Who knew the LAPD staged large spectacles in the 1930s culminating with giant 4 hour shows at the Coliseum? Not me. Tax dollars at work?
The caption at calisphere/UCLA is "Trucks in the L.A.P.D. parade heading towards the Coliseum, Los Angeles, 1937."
There are many interesting things in this photo. We are on post-realignment Spring St. looking south, with the Hall of Justice in the middle distance, and the Hall of Records peeking out beyond it. At the right edge of the photo there is a uniformed man holding a tenor saxophone. More puzzling than the police saxophonist is the presence of a truck labeled “Bacone College Red Men.”
Bacone is a small liberal arts school in Muskogee, Oklahoma serving native Americans. It was established in 1880 by Baptist missionaries to the Cherokees and looks like it will go out of business this fall for lack of funding. Trivia note: some years ago, they changed their mascot from “Red Men” to “Warriors.”

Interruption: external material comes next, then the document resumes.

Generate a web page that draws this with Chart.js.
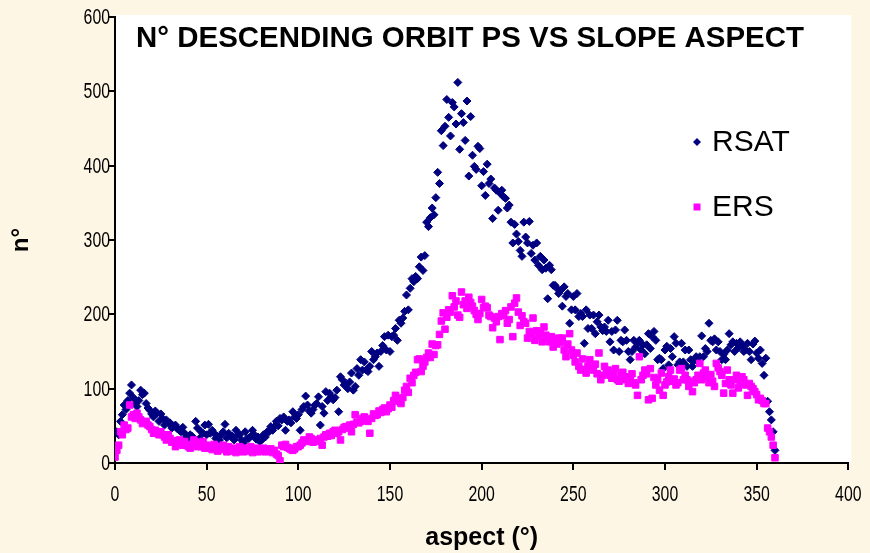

I have no idea why they would be invited to participate in an LA police parade, but there they are, dressed up in Hollywood-Indian-style outfits.
At the upper right of the photo, next to a decaying house, a sign says “It’s in the” and nothing more.
I wondered where that house might be. Here is a 1941 UCSB aerial:
…which shows it to be in the vicinity of #416-#426 North Broadway; these houses were discussed by
Flyingwedge and others on
page 2119 and no doubt elsewhere.
Here is the Sanborn:
lapl.org
Two reverse views looking north:
both UCLA via calisphere.org
Another view looking south:
UCLA via calisphere.org
Here's a group of leering policemen at the beginning of the route. The Villa Roma Café was at 400 Sunset, at the north exit of the Broadway tunnel.
UCLA via calisphere.org
The LA Times of 7/10/1937 had a front-page article about the parade.
and
both LAT via newspapers.com
As the article next to the parade picture suggests, things were already beginning to unravel for Mayor Shaw. (He was recalled the next year.) Dickens couldn’t have dreamed up a better name for a Church-lady-anti-vice crusader than “Mrs. A.A. Blatherwick.” Poor Mayor Shaw.
At the time of this parade, the Times was still firmly in Shaw’s camp. The paper gave favorable publicity to Chief of Police Davis and his cronies, and subsidized pro-police stunts like this parade.